Regreso a su obra. En 2022 hizo Playground, una pista de barro para jugar canicas. Dijo: “incluso si no hemos jugado antes [a las canicas] de alguna forma sabemos intuitivamente cómo hacerlo”. Primero, ¿se refiere a algo esotérico, cierta magia que nos hace saberlo? Y después, ¿tenemos también esa intuición nata que nos dice cómo acercarnos a una obra de arte, o necesitamos cierta educación?

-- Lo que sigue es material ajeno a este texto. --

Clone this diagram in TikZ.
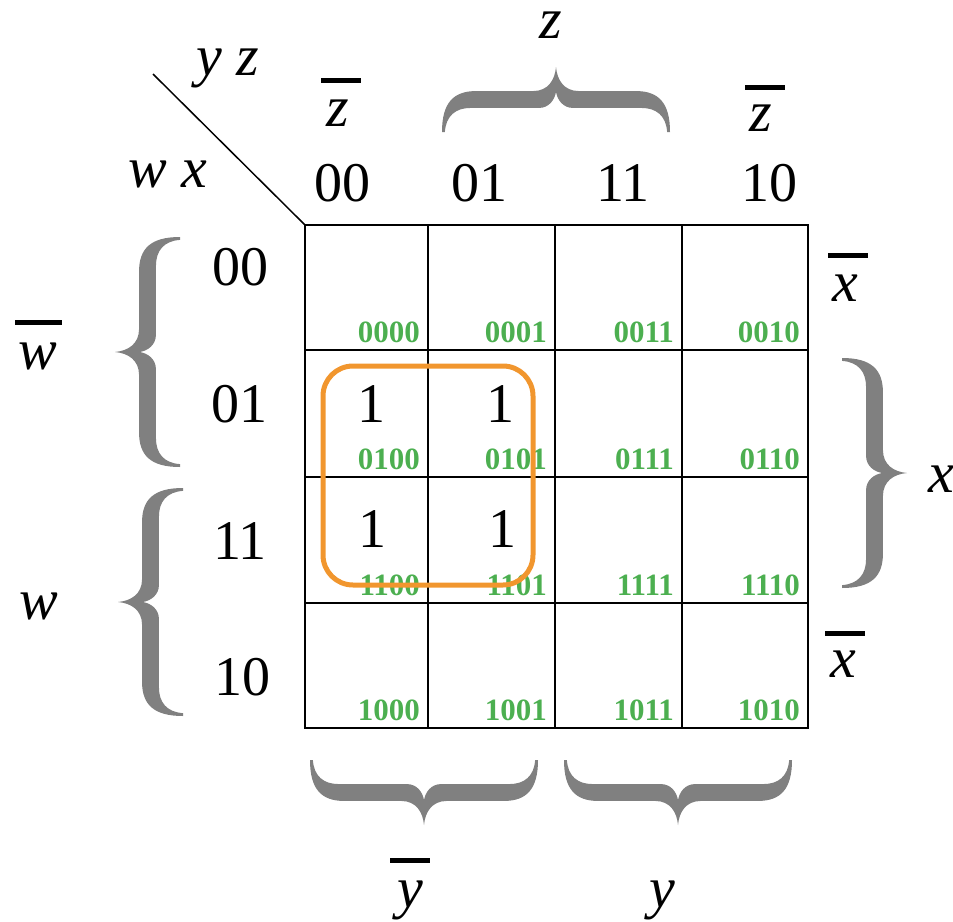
\documentclass[tikz,border=0pt]{standalone}
\usepackage{fontspec}
\setmainfont{Liberation Serif}
\definecolor{kgreen}{RGB}{76,175,80}
\definecolor{korange}{RGB}{241,150,46}
\definecolor{kgray}{RGB}{128,128,128}
\newcommand{\kdigfont}{\fontsize{56}{60}\selectfont}
\newcommand{\kletfont}{\fontsize{58}{62}\selectfont\itshape}
\newcommand{\kcodefont}{\fontsize{31}{34}\selectfont\bfseries}
\newcommand{\kbracefill}{%
\fill[kgray] (-1,0) .. controls (-1,0.45) and (-0.9,0.63) .. (-0.70,0.63)
 -- (-0.20,0.63) .. controls (-0.07,0.63) and (-0.01,0.8) .. (0,1)
 .. controls (0.01,0.8) and (0.07,0.63) .. (0.20,0.63)
 -- (0.70,0.63) .. controls (0.9,0.63) and (1,0.45) .. (1,0)
 -- (0.975,0) .. controls (0.965,0.25) and (0.88,0.37) .. (0.75,0.37)
 -- (0.15,0.37) .. controls (0.06,0.37) and (0.01,0.5) .. (0,0.62)
 .. controls (-0.01,0.5) and (-0.06,0.37) .. (-0.15,0.37)
 -- (-0.75,0.37) .. controls (-0.88,0.37) and (-0.965,0.25) .. (-0.975,0) -- cycle;}
\begin{document}
\begin{tikzpicture}[x=1pt,y=-1pt,
  gridline/.style={line width=2pt, black},
  digit/.style={inner sep=0pt, anchor=base, font=\kdigfont},
  letter/.style={inner sep=0pt, anchor=base, font=\kletfont},
  one/.style={inner sep=0pt, anchor=base, font=\kdigfont},
  code/.style={inner sep=0pt, anchor=base east, font=\kcodefont, text=kgreen},
  barline/.style={line width=5pt, black},
  group/.style={draw=korange, line width=5pt, rounded corners=30pt}]
\useasboundingbox (0,0) rectangle (953,921);
% grid
\coordinate (c00) at (305,225);
\coordinate (dstart) at (153,74);
\draw[gridline] (305,225) rectangle (808,728);
\foreach \xx in {428,555,682} \draw[gridline] (\xx,225) -- (\xx,728);
\foreach \yy in {350,477,603} \draw[gridline] (305,\yy) -- (808,\yy);
\draw[line width=1.5pt] (dstart) -- (c00);
% corner labels
\node[letter] (yz) at (228,75) {y z};
\node[letter] (wx) at (168,187) {w x};
% column headers
\node[digit] (h00) at (342,201) {00};
\node[digit] (h01) at (479,201) {01};
\node[digit] (h11) at (623,201) {11};
\node[digit] (h10) at (769,201) {10};
% row headers
\node[digit] (r00) at (240,285) {00};
\node[digit] (r01) at (239,422) {01};
\node[digit] (r11) at (240,559) {11};
\node[digit] (r10) at (242,695) {10};
% codes
\foreach \r/\rb in {00/350,01/477,11/603,10/728}
  \foreach \c/\cr in {00/428,01/555,11/682,10/808}
    \node[code] (m\r\c) at (\cr-8,\rb-8) {\r\c};
% ones
\node[one] (o1) at (371,422) {1};
\node[one] (o2) at (500,422) {1};
\node[one] (o3) at (372,547) {1};
\node[one] (o4) at (502,547) {1};
% group
\draw[group] (323,366) rectangle (533,585);
% braces
\begin{scope}[shift={(556,132)}, xscale=114, yscale=-65]\kbracefill\end{scope}
\begin{scope}[shift={(424,760)}, xscale=114, yscale=65]\kbracefill\end{scope}
\begin{scope}[shift={(678,760)}, xscale=114, yscale=65]\kbracefill\end{scope}
\begin{scope}[shift={(180,352)}, rotate=90, xscale=115, yscale=-65]\kbracefill\end{scope}
\begin{scope}[shift={(183,602)}, rotate=90, xscale=114, yscale=-65]\kbracefill\end{scope}
\begin{scope}[shift={(842,473)}, rotate=90, xscale=115, yscale=65]\kbracefill\end{scope}
% variable labels
\node[letter, text height=26pt] (zt) at (551,38) {z};
\node[letter] (zl) at (338,126) {z};
\draw[barline] (321,80) -- (361,80);
\node[letter] (zr) at (761,131) {z};
\draw[barline] (745,87) -- (785,87);
\node[letter] (wb) at (38,369) {w};
\draw[barline] (15,322) -- (62,322);
\node[letter] (wl) at (39,619) {w};
\node[letter] (xu) at (845,301) {x};
\draw[barline] (828,255) -- (868,255);
\node[letter] (xd) at (843,677) {x};
\draw[barline] (825,633) -- (865,633);
\node[letter] (xr) at (941,492) {x};
\node[letter] (yb) at (410,907) {y};
\draw[barline] (390,860) -- (430,860);
\node[letter] (yy) at (662,907) {y};
\end{tikzpicture}
\end{document}
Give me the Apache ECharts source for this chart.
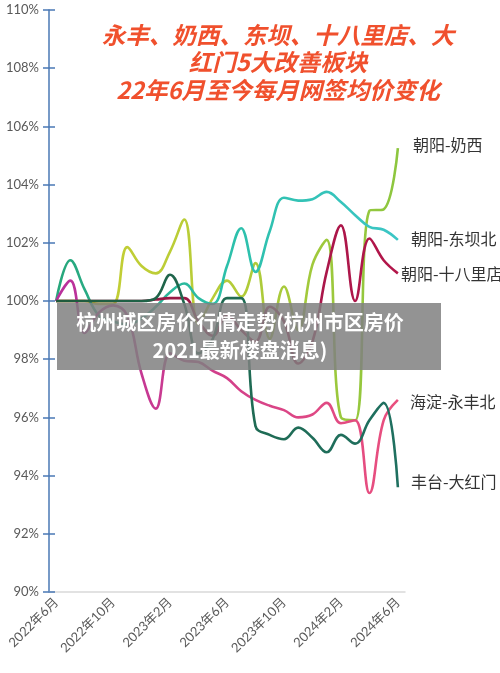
<!DOCTYPE html>
<html>
<head>
<meta charset="utf-8">
<script src="https://cdn.jsdelivr.net/npm/echarts@6/dist/echarts.min.js"></script>
<style>
  html, body { margin: 0; padding: 0; background: #fff; }
  #main { width: 500px; height: 673px; }
</style>
</head>
<body>
<div id="main"></div>
<script>
// 月份（2022年6月 ~ 2024年6月）
const months = [
  '2022年6月', '2022年7月', '2022年8月', '2022年9月', '2022年10月', '2022年11月', '2022年12月',
  '2023年1月', '2023年2月', '2023年3月', '2023年4月', '2023年5月', '2023年6月', '2023年7月',
  '2023年8月', '2023年9月', '2023年10月', '2023年11月', '2023年12月', '2024年1月', '2024年2月',
  '2024年3月', '2024年4月', '2024年5月', '2024年6月'
]
const seriesNames = ['朝阳-奶西', '朝阳-东坝北', '朝阳-十八里店', '海淀-永丰北', '丰台-大红门']
// 各板块网签均价指数（%，以22年6月为100）
const naixi = [100, 100, 100, 99.9, 99.9, 101.85, 101.2, 100.95, 101.7, 102.8, 99.2, 100.1, 100.7,
  100.15, 101.3, 98.7, 100.5, 99.0, 101.25, 102.1, 96.0, 95.9, 103.1, 103.15, 105.25]
const dongba = [100, 101.4, 100.4, 99.5, 99.3, 99.2, 99.4, 99.8, 100.3, 100.6, 100.1, 99.9, 101.2,
  102.5, 101.0, 102.4, 103.55, 103.45, 103.5, 103.75, 103.4, 102.95, 102.55, 102.45, 102.1]
const shiba = [100, 100, 100, 100, 100, 100, 100, 100.05, 100.1, 100.1, 99.3, 98.8, 99.5, 99.0,
  98.6, 99.8, 99.3, 97.85, 98.6, 101.0, 102.6, 100.0, 102.15, 101.4, 100.95]
const yongfeng = [100, 100.7, 98.9, 99.6, 99.85, 99.5, 97.5, 96.3, 98.2, 97.95, 97.9, 97.6, 97.35,
  96.9, 96.6, 96.4, 96.25, 96.0, 96.1, 96.5, 95.8, 95.9, 93.4, 95.9, 96.6]
const dahongmen = [100, 100, 100, 100, 100, 100, 100, 100.1, 100.9, 99.9, 98.2, 98.7, 100.1, 100.1,
  95.7, 95.4, 95.25, 95.65, 95.3, 94.8, 95.4, 95.1, 95.9, 96.5, 93.6]

const chart = echarts.init(document.getElementById('main'))

const grad = (stops) => new echarts.graphic.LinearGradient(0, 0, 1, 0,
  stops.map((c, i) => ({ offset: i / (stops.length - 1), color: c })))

const lineColors = [
  ['#c9cf33', '#b5cc38', '#8cc63f'],
  ['#27a67a', '#2cc0aa', '#3cc6c6'],
  ['#8a1a3c', '#a0184a', '#b3164a'],
  ['#b8309c', '#d3408a', '#ea507e'],
  ['#1f5a3c', '#1f6a52', '#1f7060']
]
const labelOffsets = [[7, -3], [5, -1], [-5, 1], [4, 2], [5, -5]]
const allData = [naixi, dongba, shiba, yongfeng, dahongmen]

const seriesArr = allData.map((arr, idx) => ({
  name: seriesNames[idx],
  type: 'line',
  data: arr,
  smooth: 0.4,
  symbol: 'none',
  lineStyle: { width: 2.6, color: grad(lineColors[idx]) },
  endLabel: {
    show: true,
    formatter: '{a}',
    color: '#333',
    fontSize: 16,
    fontFamily: 'Noto Sans CJK SC',
    offset: labelOffsets[idx]
  }
}))

const fontCJK = '"Noto Sans CJK SC", sans-serif'

chart.setOption({
  animation: false,
  backgroundColor: '#fff',
  grid: { left: 49, right: 95, top: 10, bottom: 81 },
  xAxis: {
    type: 'category',
    data: months,
    boundaryGap: true,
    axisLine: { lineStyle: { color: '#d9d9d9', width: 1.5 } },
    axisTick: { interval: 3, length: 5, lineStyle: { color: '#d0d0d0' } },
    axisLabel: {
      interval: 3,
      rotate: 45,
      margin: 8,
      color: '#595959',
      fontSize: 13,
      fontFamily: 'Lato, "Noto Sans CJK SC"'
    },
    splitLine: { show: false }
  },
  yAxis: [
    {
      type: 'value',
      min: 90,
      max: 110,
      interval: 2,
      axisLine: { show: true, lineStyle: { color: '#4a78b5', width: 1.5 } },
      axisTick: { show: true, length: 6, lineStyle: { color: '#4a78b5', width: 1.5 } },
      axisLabel: { formatter: '{value}%', color: '#595959', fontSize: 13, margin: 10, fontFamily: 'Lato' },
      splitLine: { show: false }
    },
    {
      // 刻度线穿过轴线的内侧部分
      type: 'value',
      position: 'left',
      min: 90,
      max: 110,
      interval: 2,
      axisLine: { show: false },
      axisTick: { show: true, inside: true, length: 6, lineStyle: { color: '#4a78b5', width: 1.5 } },
      axisLabel: { show: false },
      splitLine: { show: false }
    }
  ],
  series: seriesArr,
  graphic: [
    {
      type: 'text',
      x: 278,
      y: 21,
      z: 100,
      style: {
        text: '永丰、奶西、东坝、十八里店、大\n红门5大改善板块\n22年6月至今每月网签均价变化',
        fill: '#f0502d',
        fontSize: 23.5,
        fontWeight: 'bold',
        fontStyle: 'italic',
        fontFamily: fontCJK,
        lineHeight: 27.5,
        align: 'center',
        verticalAlign: 'top'
      }
    },
    {
      type: 'rect',
      z: 100,
      shape: { x: 57, y: 303, width: 384, height: 67 },
      style: { fill: 'rgba(128,128,128,0.85)' }
    },
    {
      type: 'text',
      x: 240,
      y: 308,
      z: 101,
      style: {
        text: '杭州城区房价行情走势(杭州市区房价\n2021最新楼盘消息)',
        fill: '#fff',
        fontSize: 20,
        fontWeight: 'bold',
        fontFamily: fontCJK,
        lineHeight: 28,
        align: 'center',
        verticalAlign: 'top'
      }
    }
  ]
})
</script>
</body>
</html>
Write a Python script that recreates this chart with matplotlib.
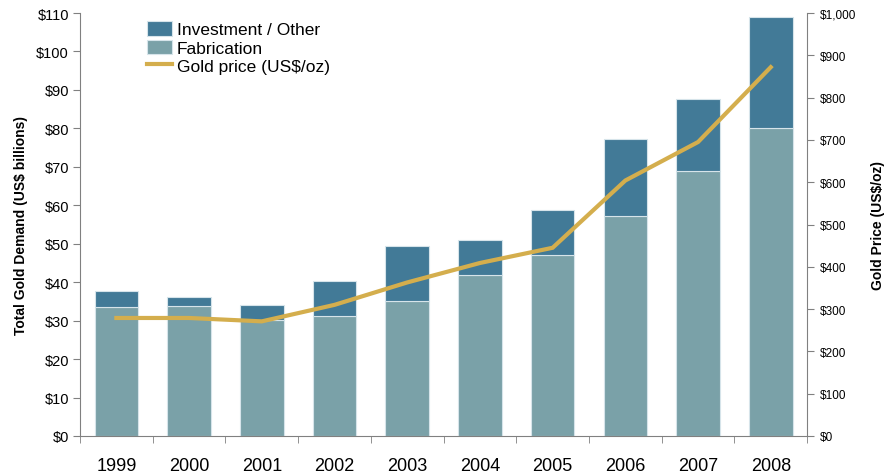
import numpy as np
import matplotlib
matplotlib.use("Agg")
import matplotlib.pyplot as plt
from matplotlib.ticker import FuncFormatter

plt.rcParams['font.family'] = ['Liberation Sans', 'DejaVu Sans']

years = ["1999", "2000", "2001", "2002", "2003", "2004", "2005", "2006", "2007", "2008"]
fabrication = [33.5, 33.8, 30.1, 31.2, 35.1, 41.9, 47.1, 57.1, 68.8, 80.1]
total_demand = [37.6, 36.1, 34.1, 40.2, 49.4, 50.9, 58.9, 77.3, 87.6, 109.0]
gold_price = [279, 279, 271, 310, 363, 409, 445, 604, 695, 872]

investment = [t - f for t, f in zip(total_demand, fabrication)]

c_inv = '#427a97'
c_fab = '#7aa1a8'
c_gold = '#d4ae4d'
c_axis = '#808080'

fig = plt.figure(figsize=(8.85, 4.77), dpi=100)
ax = fig.add_axes([0.0904, 0.0839, 0.8216, 0.8867])
x = np.arange(len(years))

b1 = ax.bar(x, fabrication, width=0.6, color=c_fab, edgecolor='#d6e4ea', linewidth=0.8,
            label='Fabrication', zorder=2)
b2 = ax.bar(x, investment, width=0.6, bottom=fabrication, color=c_inv, edgecolor='#d6e4ea',
            linewidth=0.8, label='Investment / Other', zorder=2)

ax.set_xlim(-0.5, len(years) - 0.5)
ax.set_ylim(0, 110)
ax.set_yticks(range(0, 111, 10))
ax.yaxis.set_major_formatter(FuncFormatter(lambda v, p: "${:d}".format(int(v))))
ax.set_xticks(x)
ax.set_xticklabels(years, fontsize=13)
ax.set_xticks(np.arange(-0.5, len(years), 1), minor=True)
ax.tick_params(axis='x', which='major', length=0, pad=15)
ax.tick_params(axis='x', which='minor', length=5, color=c_axis, direction='out')
ax.tick_params(axis='y', length=5, color=c_axis, labelsize=10.5, pad=3)
for s in ['top', 'right']:
    ax.spines[s].set_visible(False)
for s in ['left', 'bottom']:
    ax.spines[s].set_color(c_axis)
ax.set_ylabel('Total Gold Demand (US$ billions)', fontsize=10, fontweight='bold', labelpad=6)

ax2 = ax.twinx()
ln, = ax2.plot(x, gold_price, color=c_gold, linewidth=3, label='Gold price (US$/oz)',
               solid_joinstyle='miter', zorder=3)
ax2.set_ylim(0, 1000)
ax2.set_yticks(range(0, 1001, 100))
ax2.yaxis.set_major_formatter(FuncFormatter(lambda v, p: "${:,d}".format(int(v))))
ax2.tick_params(axis='y', length=5, color=c_axis, labelsize=8.5, pad=4)
for s in ['top', 'left', 'bottom']:
    ax2.spines[s].set_visible(False)
ax2.spines['right'].set_color(c_axis)
ax2.set_ylabel('Gold Price (US$/oz)', fontsize=10, fontweight='bold', labelpad=11)

ax.legend([b2, b1, ln], ['Investment / Other', 'Fabrication', 'Gold price (US$/oz)'],
          loc='upper left', bbox_to_anchor=(0.083, 0.997), frameon=False, fontsize=12.5,
          handlelength=1.45, handleheight=0.9, handletextpad=0.25, labelspacing=0.12,
          borderaxespad=0)

fig.savefig('out.png', dpi=100)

—Esta obra está basada en una pieza de Isamu Noguchi, su maqueta para un playground, y lo que tú puedes ver en mi instalación es una serie de volúmenes hechos con la misma tierra del patio, con los hoyitos y canicas dispuestas para jugar. En el poco tiempo que estuvo la obra en el patio del museo me pude dar cuenta de que muchos niños que no tenían nada y que no conocían intuían que tenían que caer en los hoyos. Las canicas son objetos fascinantes para quien no las conoce. Estamos predispuestos, ya sea por la memoria cultural, ya sea porque tenemos que interactuar jugando con los objetos para aprender, se empieza a aprender jugando, se empieza a interactuar con el mundo de una manera simpática. Me parece que el juego tiene esta cosa involuntaria de que queremos participar en él. Respecto a lo segundo, creo que el acercamiento al arte no tiene que ser siempre didáctico. No tiene siempre que enseñarte algo. Los museos se han dedicado muchos años a difundir esta idea de que el arte muestra, el arte enseña. Una idea muy moralista. Venimos oyendo esto de que el arte te muestra como si uno no fuera por sí mismo capaz de reconocer las cosas que suceden. Lo didáctico sí puede tener una función dentro del arte, pero no necesariamente es indispensable.

Si el arte le deja algo al hombre, ¿qué le ha dejado a usted?

—El arte todavía no me ha dejado, yo estoy tratando de asirme al arte… El arte está muy vinculado a cosas súper materiales como el mercado, como sus usos políticos, como las funciones incluso sociales que llega a tener. Pero en su sentido mucho más poético y tal vez romántico –y de alguna manera inasible– es una aspiración, una provocación para pensar, observar, preguntarnos. Es una especie de pausa en el tiempo para que miremos distinto o para que miremos enfocados. Para que no pasemos la vida como caballos con anteojeras, cuyo objetivo es tener un buen empleo, ganar dinero y pagar la casa. Sino que tengamos espacios de reflexión, espacios también de cuestionamiento, de crítica. Estoy aferrándome a seguir comprendiendo de dónde vengo, dónde estoy, hacia dónde voy a través de mi trabajo. No sé si el arte está dejando algo, porque está demasiado dentro de este sistema de intercambios. Necesitaría salir un poco de esa esfera y tener un diálogo de nuevo con la gente, pero no como un público, sino como un co-creador. El arte tendría que regresar a las bases de la educación como fundamento del crecimiento humano. Y estar más involucrado con nuestra manera de pensar.